### AIM OF THE EXERCISE
Type out the complete listing below word for word, without its pictures.

### DATA SHOWN
··········

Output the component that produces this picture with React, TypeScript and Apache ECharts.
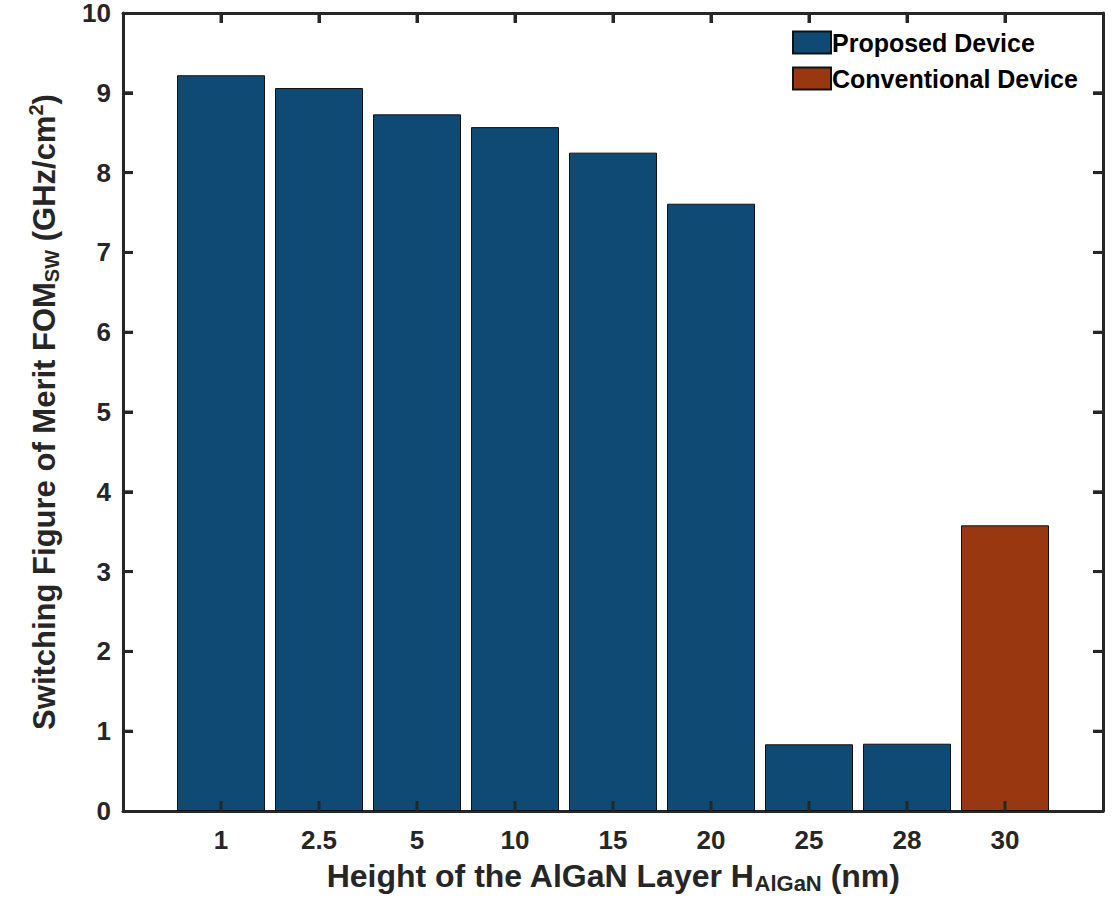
import React, { useEffect, useRef } from "react";
import * as echarts from "echarts";

const categories = ["1", "2.5", "5", "10", "15", "20", "25", "28", "30"];
const proposedValues = [9.22, 9.06, 8.73, 8.57, 8.25, 7.61, 0.836, 0.843];
const conventionalValues = [3.58];
const yTicks = [0, 1, 2, 3, 4, 5, 6, 7, 8, 9, 10];
const xTicks = [0, 1, 2, 3, 4, 5, 6, 7, 8, 9, 10];

const FONT = "Liberation Sans, Arial, sans-serif";
const AXIS_COLOR = "#262626";
const W = 1115;
const H = 910;
const X_MIN = xTicks[0];
const X_MAX = xTicks[xTicks.length - 1];
const Y_MIN = yTicks[0];
const Y_MAX = yTicks[yTicks.length - 1];
const TICK_LEN = 10;
const TICK_W = 3;

function frameLine() {
  return { show: true, onZero: false, lineStyle: { color: AXIS_COLOR, width: 3 } };
}
function innerTick() {
  return { show: true, inside: true, length: TICK_LEN, lineStyle: { color: AXIS_COLOR, width: 3 } };
}

export default function App() {
  const ref = useRef<HTMLDivElement>(null);
  useEffect(() => {
    document.body.style.margin = "0";
    if (!ref.current) return;
    const chart = echarts.init(ref.current, null, { renderer: "svg" });
    const proposedData = proposedValues.map((v, i) => [i + 1, v]);
    const conventionalData = conventionalValues.map((v, i) => [proposedValues.length + i + 1, v]);
    const tickFill = () => ({ fill: AXIS_COLOR });
    chart.setOption({
      animation: false,
      grid: { left: 123, right: 12, top: 13, bottom: 99, containLabel: false, outerBoundsMode: "none" },
      legend: {
        orient: "vertical",
        left: 792,
        top: 30,
        padding: 0,
        itemWidth: 38,
        itemHeight: 22,
        itemGap: 11,
        icon: "rect",
        textStyle: { fontFamily: FONT, fontWeight: "bold", fontSize: 25, color: "#000", padding: [0, 0, 0, -4] },
        data: ["Proposed Device", "Conventional Device"],
      },
      xAxis: [
        {
          type: "value",
          min: X_MIN,
          max: X_MAX,
          interval: 1,
          axisLine: frameLine(),
          axisTick: innerTick(),
          splitLine: { show: false },
          axisLabel: {
            fontFamily: FONT,
            fontWeight: "bold",
            fontSize: 26,
            color: AXIS_COLOR,
            margin: 16,
            formatter: (v: number) => (v >= 1 && v <= categories.length ? categories[v - 1] : ""),
          },
          name: "{a|Height of the AlGaN Layer H}{sub|AlGaN}{a| (nm)}",
          nameLocation: "middle",
          nameGap: 47,
          nameMoveOverlap: false,
          nameTextStyle: {
            rich: {
              a: { fontFamily: FONT, fontWeight: "bold", fontSize: 32, color: AXIS_COLOR, lineHeight: 36, verticalAlign: "middle" },
              sub: { fontFamily: FONT, fontWeight: "bold", fontSize: 22, color: AXIS_COLOR, lineHeight: 36, verticalAlign: "bottom" },
            },
          },
        },
        {
          type: "value",
          position: "top",
          min: X_MIN,
          max: X_MAX,
          interval: 1,
          axisLine: frameLine(),
          axisTick: innerTick(),
          splitLine: { show: false },
          axisLabel: { show: false },
        },
      ],
      yAxis: [
        {
          type: "value",
          min: Y_MIN,
          max: Y_MAX,
          interval: 1,
          axisLine: frameLine(),
          axisTick: innerTick(),
          splitLine: { show: false },
          axisLabel: { fontFamily: FONT, fontWeight: "bold", fontSize: 26, color: AXIS_COLOR, margin: 12 },
          name: "{a|Switching Figure of Merit FOM}{sub|SW}{a| (GHz/cm}{sup|2}{a|)}",
          nameLocation: "middle",
          nameRotate: 90,
          nameGap: 61,
          nameMoveOverlap: false,
          nameTextStyle: {
            rich: {
              a: { fontFamily: FONT, fontWeight: "bold", fontSize: 31, color: AXIS_COLOR, lineHeight: 36, verticalAlign: "middle" },
              sub: { fontFamily: FONT, fontWeight: "bold", fontSize: 20, color: AXIS_COLOR, lineHeight: 36, verticalAlign: "bottom" },
              sup: { fontFamily: FONT, fontWeight: "bold", fontSize: 20, color: AXIS_COLOR, lineHeight: 36, verticalAlign: "top" },
            },
          },
        },
        {
          type: "value",
          position: "right",
          min: Y_MIN,
          max: Y_MAX,
          interval: 1,
          axisLine: frameLine(),
          axisTick: innerTick(),
          splitLine: { show: false },
          axisLabel: { show: false },
        },
      ],
      series: [
        {
          name: "Proposed Device",
          type: "bar",
          data: proposedData,
          barWidth: 88,
          barGap: "-100%",
          itemStyle: { color: "#0E4A73", borderColor: "#111", borderWidth: 1 },
        },
        {
          name: "Conventional Device",
          type: "bar",
          data: conventionalData,
          barWidth: 88,
          barGap: "-100%",
          itemStyle: { color: "#993810", borderColor: "#111", borderWidth: 1 },
        },
        {
          name: "xticks",
          type: "custom",
          z: 10,
          clip: false,
          silent: true,
          data: xTicks.slice(1, -1).map((v) => [v, Y_MIN]),
          renderItem: (_p: any, api: any) => {
            const b = api.coord([api.value(0), Y_MIN]);
            const t = api.coord([api.value(0), Y_MAX]);
            return {
              type: "group",
              children: [
                { type: "rect", shape: { x: b[0] - TICK_W / 2, y: b[1] - TICK_LEN, width: TICK_W, height: TICK_LEN }, style: tickFill() },
                { type: "rect", shape: { x: t[0] - TICK_W / 2, y: t[1], width: TICK_W, height: TICK_LEN }, style: tickFill() },
              ],
            };
          },
        },
        {
          name: "yticks",
          type: "custom",
          z: 10,
          clip: false,
          silent: true,
          data: yTicks.slice(1, -1).map((v) => [X_MIN, v]),
          renderItem: (_p: any, api: any) => {
            const l = api.coord([X_MIN, api.value(1)]);
            const r = api.coord([X_MAX, api.value(1)]);
            return {
              type: "group",
              children: [
                { type: "rect", shape: { x: l[0], y: l[1] - TICK_W / 2, width: TICK_LEN, height: TICK_W }, style: tickFill() },
                { type: "rect", shape: { x: r[0] - TICK_LEN, y: r[1] - TICK_W / 2, width: TICK_LEN, height: TICK_W }, style: tickFill() },
              ],
            };
          },
        },
      ],
    });
    return () => chart.dispose();
  }, []);
  return <div ref={ref} style={{ width: W, height: H }} />;
}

··········

### ANSWER IN FULL
Output the component that produces this picture with React, TypeScript and Apache ECharts.
import React, { useEffect, useRef } from "react";
import * as echarts from "echarts";

const categories = ["1", "2.5", "5", "10", "15", "20", "25", "28", "30"];
const proposedValues = [9.22, 9.06, 8.73, 8.57, 8.25, 7.61, 0.836, 0.843];
const conventionalValues = [3.58];
const yTicks = [0, 1, 2, 3, 4, 5, 6, 7, 8, 9, 10];
const xTicks = [0, 1, 2, 3, 4, 5, 6, 7, 8, 9, 10];

const FONT = "Liberation Sans, Arial, sans-serif";
const AXIS_COLOR = "#262626";
const W = 1115;
const H = 910;
const X_MIN = xTicks[0];
const X_MAX = xTicks[xTicks.length - 1];
const Y_MIN = yTicks[0];
const Y_MAX = yTicks[yTicks.length - 1];
const TICK_LEN = 10;
const TICK_W = 3;

function frameLine() {
  return { show: true, onZero: false, lineStyle: { color: AXIS_COLOR, width: 3 } };
}
function innerTick() {
  return { show: true, inside: true, length: TICK_LEN, lineStyle: { color: AXIS_COLOR, width: 3 } };
}

export default function App() {
  const ref = useRef<HTMLDivElement>(null);
  useEffect(() => {
    document.body.style.margin = "0";
    if (!ref.current) return;
    const chart = echarts.init(ref.current, null, { renderer: "svg" });
    const proposedData = proposedValues.map((v, i) => [i + 1, v]);
    const conventionalData = conventionalValues.map((v, i) => [proposedValues.length + i + 1, v]);
    const tickFill = () => ({ fill: AXIS_COLOR });
    chart.setOption({
      animation: false,
      grid: { left: 123, right: 12, top: 13, bottom: 99, containLabel: false, outerBoundsMode: "none" },
      legend: {
        orient: "vertical",
        left: 792,
        top: 30,
        padding: 0,
        itemWidth: 38,
        itemHeight: 22,
        itemGap: 11,
        icon: "rect",
        textStyle: { fontFamily: FONT, fontWeight: "bold", fontSize: 25, color: "#000", padding: [0, 0, 0, -4] },
        data: ["Proposed Device", "Conventional Device"],
      },
      xAxis: [
        {
          type: "value",
          min: X_MIN,
          max: X_MAX,
          interval: 1,
          axisLine: frameLine(),
          axisTick: innerTick(),
          splitLine: { show: false },
          axisLabel: {
            fontFamily: FONT,
            fontWeight: "bold",
            fontSize: 26,
            color: AXIS_COLOR,
            margin: 16,
            formatter: (v: number) => (v >= 1 && v <= categories.length ? categories[v - 1] : ""),
          },
          name: "{a|Height of the AlGaN Layer H}{sub|AlGaN}{a| (nm)}",
          nameLocation: "middle",
          nameGap: 47,
          nameMoveOverlap: false,
          nameTextStyle: {
            rich: {
              a: { fontFamily: FONT, fontWeight: "bold", fontSize: 32, color: AXIS_COLOR, lineHeight: 36, verticalAlign: "middle" },
              sub: { fontFamily: FONT, fontWeight: "bold", fontSize: 22, color: AXIS_COLOR, lineHeight: 36, verticalAlign: "bottom" },
            },
          },
        },
        {
          type: "value",
          position: "top",
          min: X_MIN,
          max: X_MAX,
          interval: 1,
          axisLine: frameLine(),
          axisTick: innerTick(),
          splitLine: { show: false },
          axisLabel: { show: false },
        },
      ],
      yAxis: [
        {
          type: "value",
          min: Y_MIN,
          max: Y_MAX,
          interval: 1,
          axisLine: frameLine(),
          axisTick: innerTick(),
          splitLine: { show: false },
          axisLabel: { fontFamily: FONT, fontWeight: "bold", fontSize: 26, color: AXIS_COLOR, margin: 12 },
          name: "{a|Switching Figure of Merit FOM}{sub|SW}{a| (GHz/cm}{sup|2}{a|)}",
          nameLocation: "middle",
          nameRotate: 90,
          nameGap: 61,
          nameMoveOverlap: false,
          nameTextStyle: {
            rich: {
              a: { fontFamily: FONT, fontWeight: "bold", fontSize: 31, color: AXIS_COLOR, lineHeight: 36, verticalAlign: "middle" },
              sub: { fontFamily: FONT, fontWeight: "bold", fontSize: 20, color: AXIS_COLOR, lineHeight: 36, verticalAlign: "bottom" },
              sup: { fontFamily: FONT, fontWeight: "bold", fontSize: 20, color: AXIS_COLOR, lineHeight: 36, verticalAlign: "top" },
            },
          },
        },
        {
          type: "value",
          position: "right",
          min: Y_MIN,
          max: Y_MAX,
          interval: 1,
          axisLine: frameLine(),
          axisTick: innerTick(),
          splitLine: { show: false },
          axisLabel: { show: false },
        },
      ],
      series: [
        {
          name: "Proposed Device",
          type: "bar",
          data: proposedData,
          barWidth: 88,
          barGap: "-100%",
          itemStyle: { color: "#0E4A73", borderColor: "#111", borderWidth: 1 },
        },
        {
          name: "Conventional Device",
          type: "bar",
          data: conventionalData,
          barWidth: 88,
          barGap: "-100%",
          itemStyle: { color: "#993810", borderColor: "#111", borderWidth: 1 },
        },
        {
          name: "xticks",
          type: "custom",
          z: 10,
          clip: false,
          silent: true,
          data: xTicks.slice(1, -1).map((v) => [v, Y_MIN]),
          renderItem: (_p: any, api: any) => {
            const b = api.coord([api.value(0), Y_MIN]);
            const t = api.coord([api.value(0), Y_MAX]);
            return {
              type: "group",
              children: [
                { type: "rect", shape: { x: b[0] - TICK_W / 2, y: b[1] - TICK_LEN, width: TICK_W, height: TICK_LEN }, style: tickFill() },
                { type: "rect", shape: { x: t[0] - TICK_W / 2, y: t[1], width: TICK_W, height: TICK_LEN }, style: tickFill() },
              ],
            };
          },
        },
        {
          name: "yticks",
          type: "custom",
          z: 10,
          clip: false,
          silent: true,
          data: yTicks.slice(1, -1).map((v) => [X_MIN, v]),
          renderItem: (_p: any, api: any) => {
            const l = api.coord([X_MIN, api.value(1)]);
            const r = api.coord([X_MAX, api.value(1)]);
            return {
              type: "group",
              children: [
                { type: "rect", shape: { x: l[0], y: l[1] - TICK_W / 2, width: TICK_LEN, height: TICK_W }, style: tickFill() },
                { type: "rect", shape: { x: r[0] - TICK_LEN, y: r[1] - TICK_W / 2, width: TICK_LEN, height: TICK_W }, style: tickFill() },
              ],
            };
          },
        },
      ],
    });
    return () => chart.dispose();
  }, []);
  return <div ref={ref} style={{ width: W, height: H }} />;
}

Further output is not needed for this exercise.